Problem description: From the listing below, restate word for word the lines from the line containing "Generate a Python" down through the line containing "import pandas as pd". Exclude pictures.

Provided entries:
----------------------------------------

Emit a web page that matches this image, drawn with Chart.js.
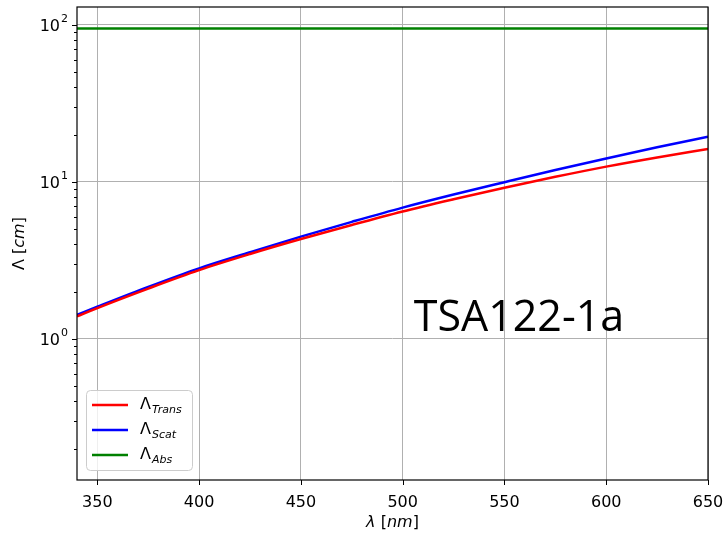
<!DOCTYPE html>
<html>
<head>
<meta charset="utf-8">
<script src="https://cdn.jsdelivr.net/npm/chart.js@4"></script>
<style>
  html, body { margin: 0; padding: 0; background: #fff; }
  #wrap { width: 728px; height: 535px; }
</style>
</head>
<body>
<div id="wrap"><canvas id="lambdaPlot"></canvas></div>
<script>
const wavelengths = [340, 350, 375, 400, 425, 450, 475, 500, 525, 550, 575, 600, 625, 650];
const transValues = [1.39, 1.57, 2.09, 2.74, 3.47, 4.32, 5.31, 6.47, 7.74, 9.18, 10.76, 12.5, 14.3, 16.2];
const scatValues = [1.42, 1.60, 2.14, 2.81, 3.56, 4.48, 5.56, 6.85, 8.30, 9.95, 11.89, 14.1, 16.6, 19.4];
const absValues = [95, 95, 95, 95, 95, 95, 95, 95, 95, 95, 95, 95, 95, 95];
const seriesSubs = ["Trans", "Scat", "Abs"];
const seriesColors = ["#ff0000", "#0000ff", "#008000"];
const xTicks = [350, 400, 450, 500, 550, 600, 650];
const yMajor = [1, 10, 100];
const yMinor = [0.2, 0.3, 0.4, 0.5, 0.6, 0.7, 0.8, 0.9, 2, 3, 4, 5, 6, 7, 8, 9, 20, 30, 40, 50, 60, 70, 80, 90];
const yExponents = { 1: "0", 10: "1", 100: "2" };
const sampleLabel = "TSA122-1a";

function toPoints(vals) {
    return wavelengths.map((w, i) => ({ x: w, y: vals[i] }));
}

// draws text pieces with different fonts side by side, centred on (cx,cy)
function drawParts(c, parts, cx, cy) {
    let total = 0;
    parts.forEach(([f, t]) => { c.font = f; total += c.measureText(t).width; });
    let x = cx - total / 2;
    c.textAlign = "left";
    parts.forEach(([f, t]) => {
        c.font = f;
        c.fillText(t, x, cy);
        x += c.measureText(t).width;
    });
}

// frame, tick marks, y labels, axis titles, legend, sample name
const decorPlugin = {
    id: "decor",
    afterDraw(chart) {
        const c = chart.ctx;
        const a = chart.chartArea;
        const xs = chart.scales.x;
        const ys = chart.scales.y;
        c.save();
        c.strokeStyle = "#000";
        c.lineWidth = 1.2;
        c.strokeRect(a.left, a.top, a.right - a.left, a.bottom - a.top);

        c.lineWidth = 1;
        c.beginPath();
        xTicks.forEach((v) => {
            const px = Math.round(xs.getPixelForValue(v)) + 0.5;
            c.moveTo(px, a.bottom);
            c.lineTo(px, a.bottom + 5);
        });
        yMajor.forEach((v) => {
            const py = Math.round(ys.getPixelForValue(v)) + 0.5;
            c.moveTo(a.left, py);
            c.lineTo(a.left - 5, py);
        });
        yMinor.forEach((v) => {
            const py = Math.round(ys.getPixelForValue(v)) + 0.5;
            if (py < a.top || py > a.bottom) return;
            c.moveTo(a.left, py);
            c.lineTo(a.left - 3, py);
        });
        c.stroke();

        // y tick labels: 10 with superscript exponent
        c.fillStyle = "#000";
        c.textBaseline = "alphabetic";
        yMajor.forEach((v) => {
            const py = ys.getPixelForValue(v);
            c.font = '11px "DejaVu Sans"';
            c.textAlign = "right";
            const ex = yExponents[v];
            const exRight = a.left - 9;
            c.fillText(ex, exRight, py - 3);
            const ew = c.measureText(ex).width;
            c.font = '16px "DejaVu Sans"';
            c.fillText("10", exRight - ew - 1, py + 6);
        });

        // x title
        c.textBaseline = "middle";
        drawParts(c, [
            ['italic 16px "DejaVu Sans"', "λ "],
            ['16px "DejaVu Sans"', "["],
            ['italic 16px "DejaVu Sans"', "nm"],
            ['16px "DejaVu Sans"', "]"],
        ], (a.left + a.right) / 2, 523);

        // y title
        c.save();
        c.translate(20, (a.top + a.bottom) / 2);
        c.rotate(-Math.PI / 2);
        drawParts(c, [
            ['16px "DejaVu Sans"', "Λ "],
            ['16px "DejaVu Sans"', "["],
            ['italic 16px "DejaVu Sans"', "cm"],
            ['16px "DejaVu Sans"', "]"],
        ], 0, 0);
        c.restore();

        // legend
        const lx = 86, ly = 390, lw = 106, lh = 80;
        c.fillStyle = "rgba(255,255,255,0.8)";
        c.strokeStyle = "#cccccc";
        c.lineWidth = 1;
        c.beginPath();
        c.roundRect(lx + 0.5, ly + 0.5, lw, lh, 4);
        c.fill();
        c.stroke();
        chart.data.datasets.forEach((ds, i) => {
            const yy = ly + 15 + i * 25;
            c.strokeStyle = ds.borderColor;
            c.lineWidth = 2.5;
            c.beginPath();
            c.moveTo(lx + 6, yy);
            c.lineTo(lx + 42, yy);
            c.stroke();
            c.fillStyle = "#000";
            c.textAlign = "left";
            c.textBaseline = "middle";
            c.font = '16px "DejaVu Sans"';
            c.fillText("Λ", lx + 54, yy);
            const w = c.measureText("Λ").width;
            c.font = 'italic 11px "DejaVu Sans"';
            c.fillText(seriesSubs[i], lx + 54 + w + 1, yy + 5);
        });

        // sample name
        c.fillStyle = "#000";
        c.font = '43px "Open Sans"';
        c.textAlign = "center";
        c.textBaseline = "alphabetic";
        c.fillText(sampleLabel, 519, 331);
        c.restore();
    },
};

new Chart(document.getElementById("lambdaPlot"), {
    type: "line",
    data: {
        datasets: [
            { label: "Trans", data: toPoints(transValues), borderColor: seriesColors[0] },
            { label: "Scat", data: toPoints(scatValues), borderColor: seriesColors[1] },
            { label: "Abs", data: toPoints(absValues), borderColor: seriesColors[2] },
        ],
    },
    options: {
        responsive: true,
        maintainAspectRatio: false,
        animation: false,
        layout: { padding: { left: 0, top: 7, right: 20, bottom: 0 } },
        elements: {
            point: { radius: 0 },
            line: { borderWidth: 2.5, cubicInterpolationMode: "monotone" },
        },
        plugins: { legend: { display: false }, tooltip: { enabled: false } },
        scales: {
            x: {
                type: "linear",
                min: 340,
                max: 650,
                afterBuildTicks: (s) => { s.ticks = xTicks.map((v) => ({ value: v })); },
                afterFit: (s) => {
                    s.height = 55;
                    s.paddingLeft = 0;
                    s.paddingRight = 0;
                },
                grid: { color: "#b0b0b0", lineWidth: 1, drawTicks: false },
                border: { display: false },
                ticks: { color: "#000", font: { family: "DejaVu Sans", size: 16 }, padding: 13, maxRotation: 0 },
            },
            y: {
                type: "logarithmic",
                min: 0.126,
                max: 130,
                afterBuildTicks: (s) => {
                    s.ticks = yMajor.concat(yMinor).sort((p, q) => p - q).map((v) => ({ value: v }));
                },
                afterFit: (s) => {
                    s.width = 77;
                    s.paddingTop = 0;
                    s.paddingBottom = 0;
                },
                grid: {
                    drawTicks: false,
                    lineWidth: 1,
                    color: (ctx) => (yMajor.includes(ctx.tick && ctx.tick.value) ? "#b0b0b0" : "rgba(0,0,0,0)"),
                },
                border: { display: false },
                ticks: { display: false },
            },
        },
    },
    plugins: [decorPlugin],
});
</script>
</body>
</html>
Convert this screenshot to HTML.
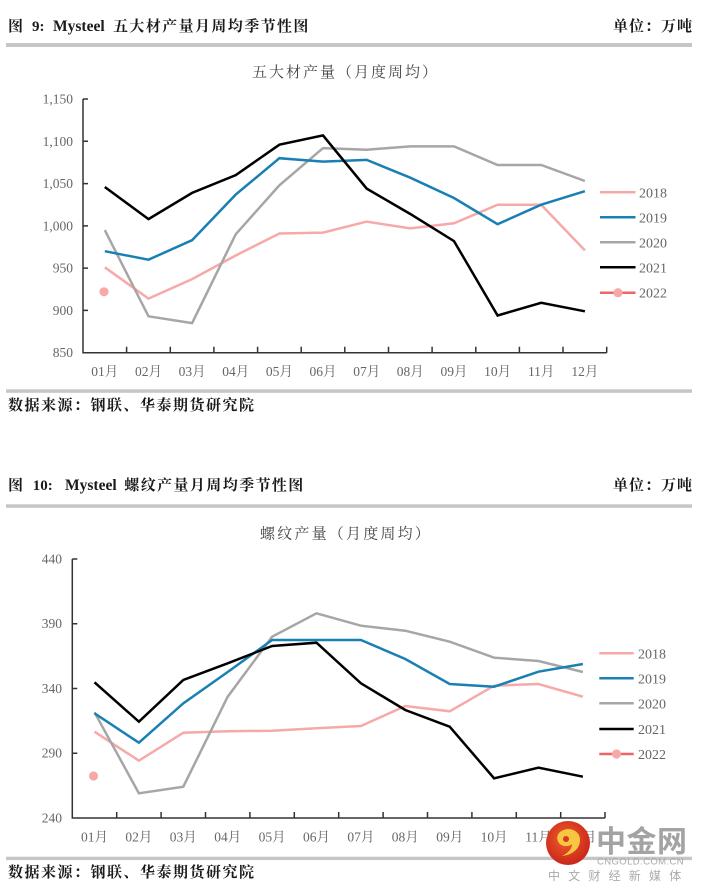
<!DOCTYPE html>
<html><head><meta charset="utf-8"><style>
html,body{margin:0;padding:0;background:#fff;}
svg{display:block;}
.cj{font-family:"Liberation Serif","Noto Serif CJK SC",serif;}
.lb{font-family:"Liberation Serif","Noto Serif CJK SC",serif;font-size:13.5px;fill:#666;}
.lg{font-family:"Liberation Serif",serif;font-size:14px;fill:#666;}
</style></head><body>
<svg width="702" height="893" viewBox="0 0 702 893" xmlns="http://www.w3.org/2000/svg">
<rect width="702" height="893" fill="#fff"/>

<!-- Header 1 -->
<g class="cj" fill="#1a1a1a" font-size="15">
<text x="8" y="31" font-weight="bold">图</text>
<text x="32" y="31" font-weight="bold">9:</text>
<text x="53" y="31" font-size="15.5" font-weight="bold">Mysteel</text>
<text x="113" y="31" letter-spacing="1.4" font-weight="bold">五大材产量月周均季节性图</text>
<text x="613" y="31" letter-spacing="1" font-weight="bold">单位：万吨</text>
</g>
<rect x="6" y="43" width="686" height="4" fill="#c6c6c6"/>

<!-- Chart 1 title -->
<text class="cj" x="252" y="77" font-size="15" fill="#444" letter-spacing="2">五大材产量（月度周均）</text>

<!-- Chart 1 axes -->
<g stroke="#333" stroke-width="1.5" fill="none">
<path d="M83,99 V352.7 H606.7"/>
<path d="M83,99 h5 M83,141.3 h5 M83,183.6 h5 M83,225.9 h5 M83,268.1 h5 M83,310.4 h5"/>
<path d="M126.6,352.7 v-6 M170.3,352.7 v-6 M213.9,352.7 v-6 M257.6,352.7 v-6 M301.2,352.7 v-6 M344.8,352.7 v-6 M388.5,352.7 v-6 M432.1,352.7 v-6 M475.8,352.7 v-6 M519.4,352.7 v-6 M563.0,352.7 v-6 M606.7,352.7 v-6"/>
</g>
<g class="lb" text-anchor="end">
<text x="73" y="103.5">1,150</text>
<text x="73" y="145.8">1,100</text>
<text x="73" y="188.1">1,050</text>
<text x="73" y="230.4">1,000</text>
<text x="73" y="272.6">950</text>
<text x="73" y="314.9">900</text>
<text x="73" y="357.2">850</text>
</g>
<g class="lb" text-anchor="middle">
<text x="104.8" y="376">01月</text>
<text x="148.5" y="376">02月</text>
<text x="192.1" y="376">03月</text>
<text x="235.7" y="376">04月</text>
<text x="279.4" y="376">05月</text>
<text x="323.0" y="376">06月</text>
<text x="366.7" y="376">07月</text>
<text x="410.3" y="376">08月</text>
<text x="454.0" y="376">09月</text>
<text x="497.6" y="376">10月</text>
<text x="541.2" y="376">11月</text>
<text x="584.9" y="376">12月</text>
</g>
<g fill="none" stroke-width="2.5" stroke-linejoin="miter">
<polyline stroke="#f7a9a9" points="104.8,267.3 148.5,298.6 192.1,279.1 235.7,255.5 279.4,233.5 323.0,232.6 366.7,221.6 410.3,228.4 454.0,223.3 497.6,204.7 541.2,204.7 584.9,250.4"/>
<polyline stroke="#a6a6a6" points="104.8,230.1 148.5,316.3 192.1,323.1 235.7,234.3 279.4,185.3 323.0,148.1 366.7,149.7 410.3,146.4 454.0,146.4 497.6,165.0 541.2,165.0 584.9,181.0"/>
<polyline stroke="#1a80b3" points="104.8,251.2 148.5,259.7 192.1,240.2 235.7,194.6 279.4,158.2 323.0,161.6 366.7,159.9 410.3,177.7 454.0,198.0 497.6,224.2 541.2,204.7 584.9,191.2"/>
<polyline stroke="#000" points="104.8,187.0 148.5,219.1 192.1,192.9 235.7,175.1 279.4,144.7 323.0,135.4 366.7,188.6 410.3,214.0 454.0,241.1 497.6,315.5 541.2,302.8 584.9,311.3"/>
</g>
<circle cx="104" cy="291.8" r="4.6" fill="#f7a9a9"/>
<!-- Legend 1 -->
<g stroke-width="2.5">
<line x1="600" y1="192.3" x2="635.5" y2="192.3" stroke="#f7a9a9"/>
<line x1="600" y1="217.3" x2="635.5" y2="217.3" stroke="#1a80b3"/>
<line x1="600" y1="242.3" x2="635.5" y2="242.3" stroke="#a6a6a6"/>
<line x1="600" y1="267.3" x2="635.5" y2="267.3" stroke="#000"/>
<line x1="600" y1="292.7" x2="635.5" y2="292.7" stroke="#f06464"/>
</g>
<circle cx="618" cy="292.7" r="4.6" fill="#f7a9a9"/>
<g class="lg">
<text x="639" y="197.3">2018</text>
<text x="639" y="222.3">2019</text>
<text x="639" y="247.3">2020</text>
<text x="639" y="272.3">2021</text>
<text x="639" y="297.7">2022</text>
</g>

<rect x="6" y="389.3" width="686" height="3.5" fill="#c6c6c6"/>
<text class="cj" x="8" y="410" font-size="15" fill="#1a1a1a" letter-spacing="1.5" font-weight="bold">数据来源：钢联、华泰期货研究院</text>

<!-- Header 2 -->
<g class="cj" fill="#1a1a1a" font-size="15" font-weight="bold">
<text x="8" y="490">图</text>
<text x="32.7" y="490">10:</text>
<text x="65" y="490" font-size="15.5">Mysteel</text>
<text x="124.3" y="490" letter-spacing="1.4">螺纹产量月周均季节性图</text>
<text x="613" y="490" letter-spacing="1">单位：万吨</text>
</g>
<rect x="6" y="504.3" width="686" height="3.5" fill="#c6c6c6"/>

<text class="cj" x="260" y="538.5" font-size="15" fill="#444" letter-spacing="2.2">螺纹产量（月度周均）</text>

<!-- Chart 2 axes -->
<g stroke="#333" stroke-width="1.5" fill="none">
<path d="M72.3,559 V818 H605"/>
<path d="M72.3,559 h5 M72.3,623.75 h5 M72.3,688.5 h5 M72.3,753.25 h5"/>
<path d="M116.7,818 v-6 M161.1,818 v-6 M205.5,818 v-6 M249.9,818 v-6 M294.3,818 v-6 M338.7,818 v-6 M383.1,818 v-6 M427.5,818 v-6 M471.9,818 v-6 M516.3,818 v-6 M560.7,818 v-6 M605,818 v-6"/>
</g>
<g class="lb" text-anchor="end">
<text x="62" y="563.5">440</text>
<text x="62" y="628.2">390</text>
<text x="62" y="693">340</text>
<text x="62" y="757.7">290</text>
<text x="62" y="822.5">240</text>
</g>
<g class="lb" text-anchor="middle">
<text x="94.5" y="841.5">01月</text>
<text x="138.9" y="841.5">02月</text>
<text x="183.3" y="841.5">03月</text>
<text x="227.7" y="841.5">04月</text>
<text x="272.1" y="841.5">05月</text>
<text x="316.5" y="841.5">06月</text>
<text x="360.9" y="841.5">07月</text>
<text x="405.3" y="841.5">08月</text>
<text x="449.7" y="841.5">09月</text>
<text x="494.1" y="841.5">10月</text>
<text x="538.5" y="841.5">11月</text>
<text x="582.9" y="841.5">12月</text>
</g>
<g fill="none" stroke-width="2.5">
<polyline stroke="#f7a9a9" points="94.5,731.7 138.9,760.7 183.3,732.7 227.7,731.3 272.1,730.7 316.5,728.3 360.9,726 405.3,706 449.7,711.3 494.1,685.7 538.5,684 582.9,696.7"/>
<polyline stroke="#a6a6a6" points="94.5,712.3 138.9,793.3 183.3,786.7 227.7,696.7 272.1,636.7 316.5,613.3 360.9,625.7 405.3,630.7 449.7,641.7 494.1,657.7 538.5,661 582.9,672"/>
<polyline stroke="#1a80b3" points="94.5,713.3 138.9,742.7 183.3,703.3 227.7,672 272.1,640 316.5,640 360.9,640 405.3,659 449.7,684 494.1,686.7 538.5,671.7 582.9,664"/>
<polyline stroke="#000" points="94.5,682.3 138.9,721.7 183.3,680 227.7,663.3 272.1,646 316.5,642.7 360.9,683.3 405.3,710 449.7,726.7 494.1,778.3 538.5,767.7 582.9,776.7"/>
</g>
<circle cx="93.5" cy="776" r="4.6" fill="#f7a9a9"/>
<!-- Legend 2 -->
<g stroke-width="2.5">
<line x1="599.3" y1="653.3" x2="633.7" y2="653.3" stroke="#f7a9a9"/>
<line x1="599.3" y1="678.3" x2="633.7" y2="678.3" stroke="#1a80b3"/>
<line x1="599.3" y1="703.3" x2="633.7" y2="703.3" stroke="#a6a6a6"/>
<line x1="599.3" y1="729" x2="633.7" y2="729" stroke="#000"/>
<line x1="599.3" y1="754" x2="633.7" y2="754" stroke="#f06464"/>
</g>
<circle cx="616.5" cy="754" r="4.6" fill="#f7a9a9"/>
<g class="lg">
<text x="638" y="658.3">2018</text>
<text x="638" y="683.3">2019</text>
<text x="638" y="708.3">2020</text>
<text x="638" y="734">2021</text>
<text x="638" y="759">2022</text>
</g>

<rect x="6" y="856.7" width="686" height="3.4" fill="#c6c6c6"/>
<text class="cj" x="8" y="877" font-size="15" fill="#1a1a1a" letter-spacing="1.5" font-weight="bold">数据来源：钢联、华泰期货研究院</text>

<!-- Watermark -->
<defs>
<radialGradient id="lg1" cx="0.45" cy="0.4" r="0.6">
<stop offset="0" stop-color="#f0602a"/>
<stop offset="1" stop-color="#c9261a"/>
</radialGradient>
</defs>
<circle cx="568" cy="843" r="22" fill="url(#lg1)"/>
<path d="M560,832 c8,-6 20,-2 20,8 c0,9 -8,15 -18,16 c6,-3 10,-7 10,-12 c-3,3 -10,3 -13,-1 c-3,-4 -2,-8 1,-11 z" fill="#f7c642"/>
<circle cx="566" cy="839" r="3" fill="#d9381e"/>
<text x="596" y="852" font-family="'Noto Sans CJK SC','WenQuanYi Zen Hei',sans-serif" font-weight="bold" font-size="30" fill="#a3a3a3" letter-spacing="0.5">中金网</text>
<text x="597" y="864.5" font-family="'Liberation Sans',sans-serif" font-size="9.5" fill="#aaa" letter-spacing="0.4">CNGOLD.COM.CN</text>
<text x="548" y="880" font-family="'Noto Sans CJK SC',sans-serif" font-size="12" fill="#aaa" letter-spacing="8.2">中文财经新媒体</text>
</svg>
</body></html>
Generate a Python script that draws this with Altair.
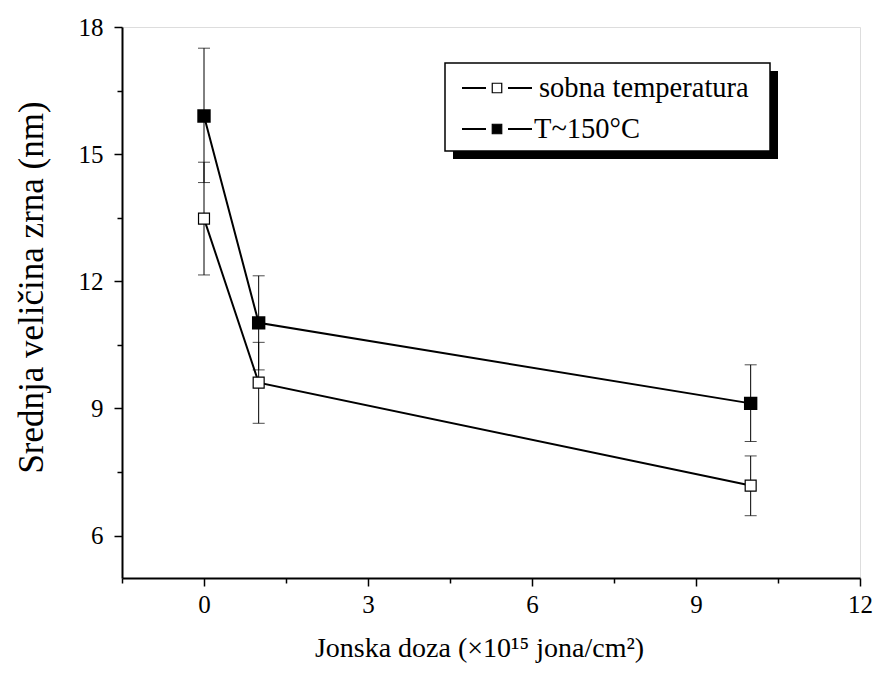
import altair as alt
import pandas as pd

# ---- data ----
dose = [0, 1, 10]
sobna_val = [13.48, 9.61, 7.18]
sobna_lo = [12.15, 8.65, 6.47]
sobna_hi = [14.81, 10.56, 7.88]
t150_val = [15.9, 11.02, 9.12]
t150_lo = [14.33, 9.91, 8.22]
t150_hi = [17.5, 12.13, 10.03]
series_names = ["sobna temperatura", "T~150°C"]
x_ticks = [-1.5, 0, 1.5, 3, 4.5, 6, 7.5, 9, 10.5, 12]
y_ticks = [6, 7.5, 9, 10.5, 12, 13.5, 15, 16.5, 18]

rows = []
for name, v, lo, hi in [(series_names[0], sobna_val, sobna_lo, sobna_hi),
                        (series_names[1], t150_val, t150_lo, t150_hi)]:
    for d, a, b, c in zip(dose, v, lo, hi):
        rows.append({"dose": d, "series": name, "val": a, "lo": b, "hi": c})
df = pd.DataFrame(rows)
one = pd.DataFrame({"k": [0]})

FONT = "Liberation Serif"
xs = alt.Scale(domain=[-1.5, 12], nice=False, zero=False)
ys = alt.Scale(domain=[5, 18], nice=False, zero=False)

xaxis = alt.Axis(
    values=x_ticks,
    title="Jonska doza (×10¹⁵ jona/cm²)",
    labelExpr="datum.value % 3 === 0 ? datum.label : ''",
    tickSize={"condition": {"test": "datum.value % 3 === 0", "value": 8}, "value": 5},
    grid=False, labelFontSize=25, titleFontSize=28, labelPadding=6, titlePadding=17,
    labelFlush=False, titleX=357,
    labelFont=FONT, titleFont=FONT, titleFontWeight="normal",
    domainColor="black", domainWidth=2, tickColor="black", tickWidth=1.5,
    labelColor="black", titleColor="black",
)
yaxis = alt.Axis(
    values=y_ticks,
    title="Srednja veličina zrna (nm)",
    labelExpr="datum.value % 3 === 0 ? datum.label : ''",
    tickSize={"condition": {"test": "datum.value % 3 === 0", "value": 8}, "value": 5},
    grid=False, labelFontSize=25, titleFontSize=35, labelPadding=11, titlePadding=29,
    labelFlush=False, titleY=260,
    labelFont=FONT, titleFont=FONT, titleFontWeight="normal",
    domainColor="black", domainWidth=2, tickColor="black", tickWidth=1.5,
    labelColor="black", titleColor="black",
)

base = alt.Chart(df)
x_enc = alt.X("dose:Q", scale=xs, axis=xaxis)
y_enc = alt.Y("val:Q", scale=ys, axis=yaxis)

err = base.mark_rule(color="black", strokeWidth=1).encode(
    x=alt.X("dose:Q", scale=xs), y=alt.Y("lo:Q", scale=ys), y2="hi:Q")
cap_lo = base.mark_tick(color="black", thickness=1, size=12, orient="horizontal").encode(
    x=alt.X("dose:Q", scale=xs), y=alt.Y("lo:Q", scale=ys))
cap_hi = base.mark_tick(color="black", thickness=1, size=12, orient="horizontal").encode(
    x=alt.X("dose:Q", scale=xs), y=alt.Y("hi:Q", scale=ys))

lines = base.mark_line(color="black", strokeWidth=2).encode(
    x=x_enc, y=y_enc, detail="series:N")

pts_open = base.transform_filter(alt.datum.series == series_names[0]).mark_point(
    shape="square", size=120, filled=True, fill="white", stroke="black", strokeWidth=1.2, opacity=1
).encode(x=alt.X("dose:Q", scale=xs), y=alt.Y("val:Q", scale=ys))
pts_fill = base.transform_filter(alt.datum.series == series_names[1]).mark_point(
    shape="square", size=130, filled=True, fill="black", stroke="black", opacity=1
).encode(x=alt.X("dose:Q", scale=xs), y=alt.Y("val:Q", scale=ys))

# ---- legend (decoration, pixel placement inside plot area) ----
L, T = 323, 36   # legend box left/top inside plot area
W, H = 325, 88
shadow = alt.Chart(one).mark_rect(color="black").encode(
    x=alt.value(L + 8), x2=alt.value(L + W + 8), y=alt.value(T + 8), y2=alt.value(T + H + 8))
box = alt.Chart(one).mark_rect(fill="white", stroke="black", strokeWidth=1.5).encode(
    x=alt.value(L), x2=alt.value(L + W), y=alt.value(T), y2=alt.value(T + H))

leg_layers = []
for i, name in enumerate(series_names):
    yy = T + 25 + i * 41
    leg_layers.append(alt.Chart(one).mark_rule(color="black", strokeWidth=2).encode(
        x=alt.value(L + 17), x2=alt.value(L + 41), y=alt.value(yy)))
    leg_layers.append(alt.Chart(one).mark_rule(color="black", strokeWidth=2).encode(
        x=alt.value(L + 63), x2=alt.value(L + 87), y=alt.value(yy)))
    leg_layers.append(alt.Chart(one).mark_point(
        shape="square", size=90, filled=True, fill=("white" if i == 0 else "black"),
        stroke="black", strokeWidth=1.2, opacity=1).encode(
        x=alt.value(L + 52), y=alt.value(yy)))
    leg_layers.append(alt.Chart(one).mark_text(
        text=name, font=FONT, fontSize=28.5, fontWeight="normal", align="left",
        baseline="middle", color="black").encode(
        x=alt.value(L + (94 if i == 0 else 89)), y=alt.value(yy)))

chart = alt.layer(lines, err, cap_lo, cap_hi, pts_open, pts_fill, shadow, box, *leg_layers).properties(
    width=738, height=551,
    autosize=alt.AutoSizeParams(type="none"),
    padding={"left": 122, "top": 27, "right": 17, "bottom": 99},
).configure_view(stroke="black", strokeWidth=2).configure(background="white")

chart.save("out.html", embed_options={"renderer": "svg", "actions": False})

----------------------------------------

In response:
Generate a Python script that draws this with Altair.
import altair as alt
import pandas as pd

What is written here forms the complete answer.